To complete the spark setup with hive you will need to copy your hive-site.xml to your $SPARK_HOME/conf
$ cp $HIVE_HOME/conf/hive-site.xml $SPARK_HOME/conf/
Connect to your favourite Spark shell (pyspark in our case) and test the connection to the Hive table using the Spark Hive context. Depending on your spark build your hive context may or may not have been built for you.
>sqlContext = HiveContext(sc)
>results = sqlContext.sql("SELECT * FROM testaadh")
>
Once you have confirmed you can access the hive tables via SparkSQL, start the Spark Thrift server.
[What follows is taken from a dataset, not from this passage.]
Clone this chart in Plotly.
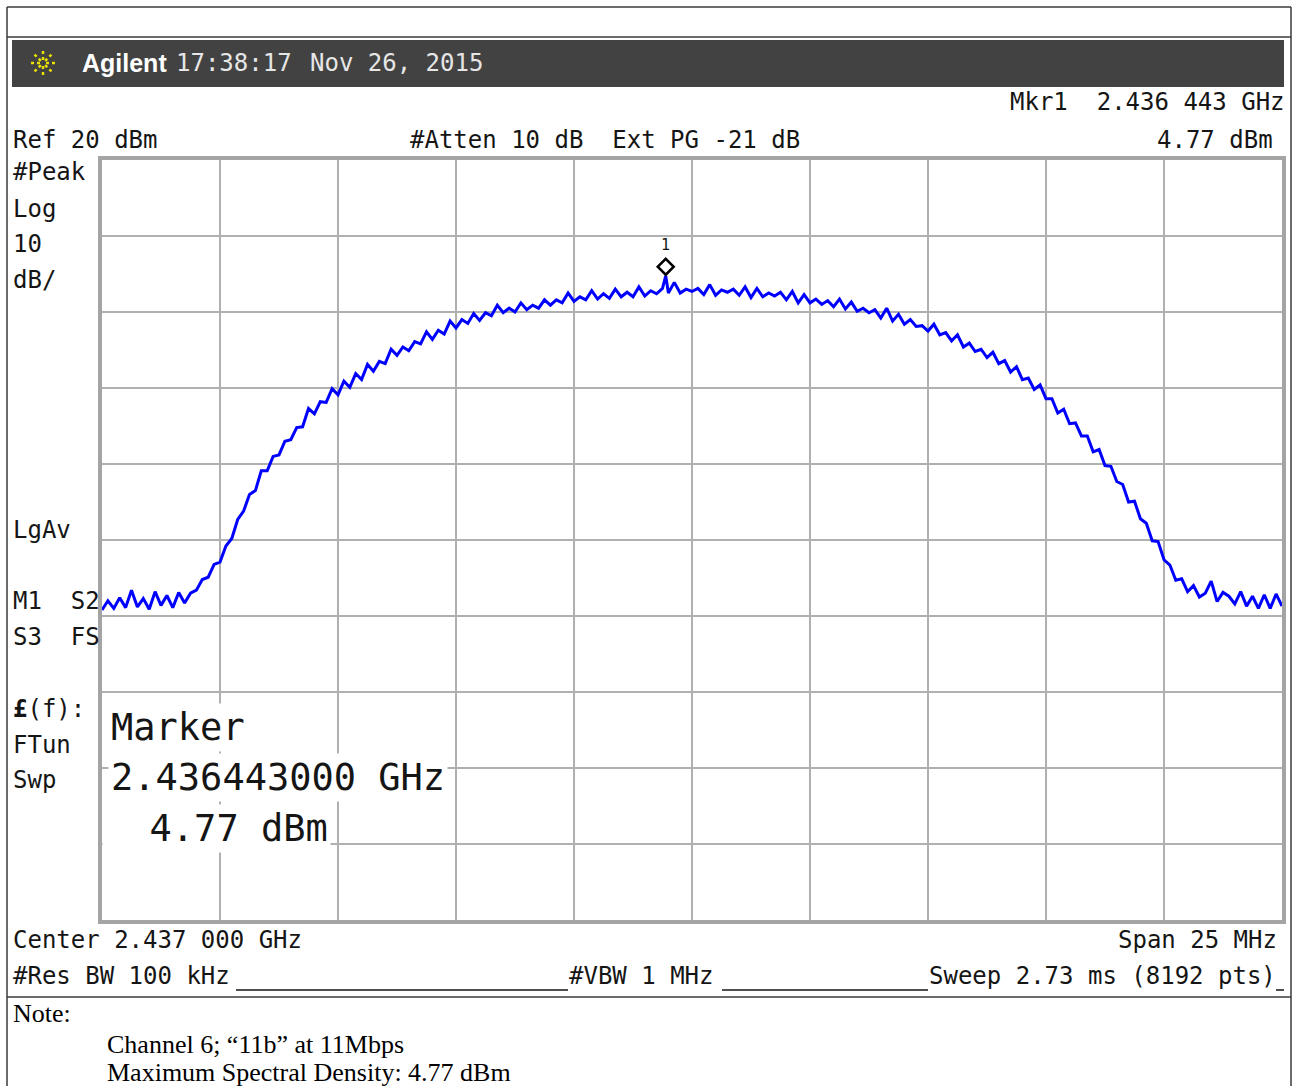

This will enable Tableau to make connection and run SparkSQL queries.
hadoop@XXXXX:~$ cd $SPARK_HOME/sbin
hadoop@XXXXX:/srv/spark/sbin$ ./start-thriftserver.sh
starting org.apache.spark.sql.hive.thriftserver.HiveThriftServer2, logging to /srv/spark-1.4.1-bin-hadoop2.6/sbin/../logs/spark-hadoop-org.apache.spark.sql.hive.thriftserver.HiveThriftServer2-1-XXXXX.out
Test connectivity to the Spark Thrift server using beeline
hadoop@XXXXX:~$ cd $SPARK_HOME
hadoop@XXXXX:/srv/spark$ ./bin/beeline
Beeline version 1.4.1 by Apache Hive
beeline> !connect jdbc:hive2://localhost:10000
scan complete in 2ms
Connecting to jdbc:hive2://localhost:10000
Enter username for jdbc:hive2://localhost:10000:
Enter password for jdbc:hive2://localhost:10000:
Connected to: Spark SQL (version 1.4.1)
Driver: Spark Project Core (version 1.4.1)
Transaction isolation: TRANSACTION_REPEATABLE_READ
0: jdbc:hive2://localhost:10000>
Desktop Setup
Your server components are now setup and you can move to the desktop setups.
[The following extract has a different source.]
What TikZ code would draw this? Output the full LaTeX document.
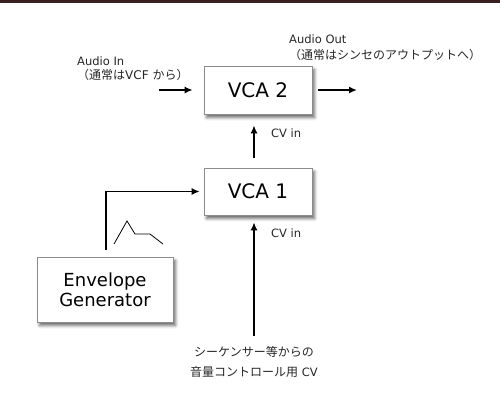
\documentclass[tikz,border=0pt]{standalone}
\usepackage{fontspec}
\setmainfont{DejaVu Sans}
\newfontfamily\jp{Noto Sans CJK JP}
\usetikzlibrary{arrows.meta,shadows.blur}
\definecolor{topband}{RGB}{58,32,32}
\definecolor{boxline}{RGB}{140,140,140}
\begin{document}
\begin{tikzpicture}[x=1pt,y=-1pt,
  box/.style={draw=boxline, line width=0.6pt, fill=white, minimum width=108pt, inner sep=0pt,
    blur shadow={shadow xshift=2.5pt, shadow yshift=-3.5pt, shadow blur radius=3pt, shadow opacity=60}},
  conn/.style={line width=1.6pt, -{Latex[length=8pt,width=7pt]}},
  lbl/.style={font=\fontsize{11.5}{14}\selectfont, inner sep=0pt, text=black!85},
  jl/.style={font=\fontsize{12}{14}\selectfont, inner sep=0pt, text=black!85},
]
\useasboundingbox (0,0) rectangle (500,416);
\fill[topband] (0,0) rectangle (500,2.5);

\node[box, minimum height=48pt, font=\fontsize{20}{24}\selectfont] (vca2) at (258,90) {VCA 2};
\node[box, minimum height=47pt, font=\fontsize{20}{24}\selectfont] (vca1) at (258,191.5) {VCA 1};
\node[box, minimum width=136pt, minimum height=65pt, align=center, font=\fontsize{18}{20}\selectfont] (eg) at (105,289.5) {Envelope\\Generator};

\draw[line width=0.8pt] (114,244) -- (127,221) -- (135,234) -- (150,234) -- (163,244);

\node[lbl, anchor=west] (aintxt) at (77,61) {Audio In};
\node[jl, anchor=west] (ainsub) at (77,75) {{\jp （通常は}VCF {\jp から）}};
\node[lbl, anchor=west] (aouttxt) at (289,39) {Audio Out};
\node[jl, anchor=west] (aoutsub) at (289,55) {\jp （通常はシンセのアウトプットへ）};
\node[lbl, anchor=west] (cv2) at (271,133) {CV in};
\node[lbl, anchor=west] (cv1) at (271,233) {CV in};
\node[jl, align=center, font=\jp\fontsize{12}{20}\selectfont] (src) at (254,362) {シーケンサー等からの\\音量コントロール用{\rmfamily\fontsize{11.5}{20}\selectfont\ CV}};

\coordinate (ain) at (159,90);
\coordinate (aout) at (357,90);
\coordinate (cvsrc) at (254,336);
\coordinate (egout) at (106,250);

\draw[conn, shorten >=11pt] (ain) -- (vca2.west);
\draw[conn, shorten <=6pt] (vca2.east) -- (aout);
\draw[conn, shorten <=10pt, shorten >=11pt] (vca1.north -| cvsrc) -- (vca2.south -| cvsrc);
\draw[conn, shorten >=7pt] (cvsrc) -- (cvsrc |- vca1.south);
\draw[conn, shorten >=4pt] (egout) |- (vca1.west);
\end{tikzpicture}
\end{document}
Download and install the following
Open Tableau, and create a new data source. Choose SparkSQL as the server type and fill in the details for your Spark Thrift server
Browse to the default schema and you should see be able to see your Hive Hadoop cluster tables.
From here on you can use this as any standard datasource. Tableau will handle all your interaction via the SparkSQL analytic engine. Go ahead, have fun with Tableau + Spark.